Using multiple containers

Description

You might run into this pattern when you have some custom logic for ingesting your data. For example, you use a Python script fetch files from and FTP server into S3, but your cleaning logic is written using Spark.

In this case, suppose you have two code bases in the same project:

  • A Python script to fetch data from the FTP into S3
  • A Spark/PySpark job to clean the data

Adding your script into the existing Docker container can make things more complex because it makes testing more difficult or inflates your Docker image with extra dependencies. If working with a single Docker container becomes hard, it might be interesting to create two separate Conveyor projects for your use case as follows:

|———project
|———spark
| |———.conveyor/project.yaml
| |———Dockerfile
|———python
|———.conveyor/project.yaml
|———Dockerfile

This way we can build two Docker containers and have a different release cycle for the projects (or the same if you always build and release them at the same time). Finally, we still need to build one DAG that links both Conveyor projects, which is possible by constructing an Airflow DAG with a templated image name. The result will look as follows:

from conveyor.operators import ConveyorContainerOperatorV2, ConveyorSparkSubmitOperatorV2

ConveyorContainerOperatorV2(
dag=dag,
task_id="ingest-python",
image="{{ macros.conveyor.image('python') }}",
)

ConveyorSparkSubmitOperatorV2(
dag=dag,
task_id="clean-spark",
num_executors="1",
conn_id="spark-k8s",
env_vars={"AWS_REGION": "eu-west-1"},
conf={
"spark.kubernetes.container.image": "{{ macros.conveyor.image('spark') }}",
},
)

The DAG is simplified for this example, for the full list of operator options check the Airflow operators page. This shows how you can use different Docker images in the same dag. As a consequence, you should always deploy both projects to an environment to test the Airflow DAG.
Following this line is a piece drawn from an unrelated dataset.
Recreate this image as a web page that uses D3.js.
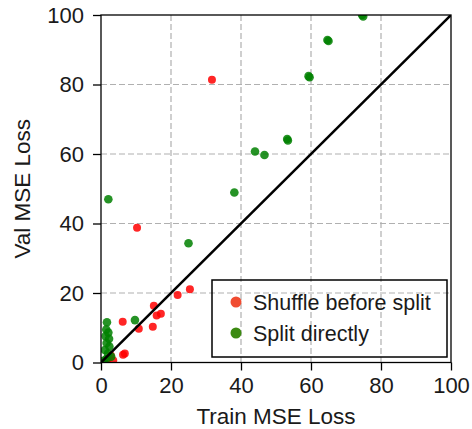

You can put the DAG in either one of the projects.

|———project
|———spark
| |———.conveyor/project.yaml
| |———Dockerfile
| |———dags
| |———dag.py
|———python
|———.conveyor/project.yaml
|———Dockerfile

This means that the release cycle is coupled to the Spark project as it schedules both the ingestion and the cleaning task. If you need to change the DAG because the Python project should be called differently, you need to deploy both the Python project and the Spark project.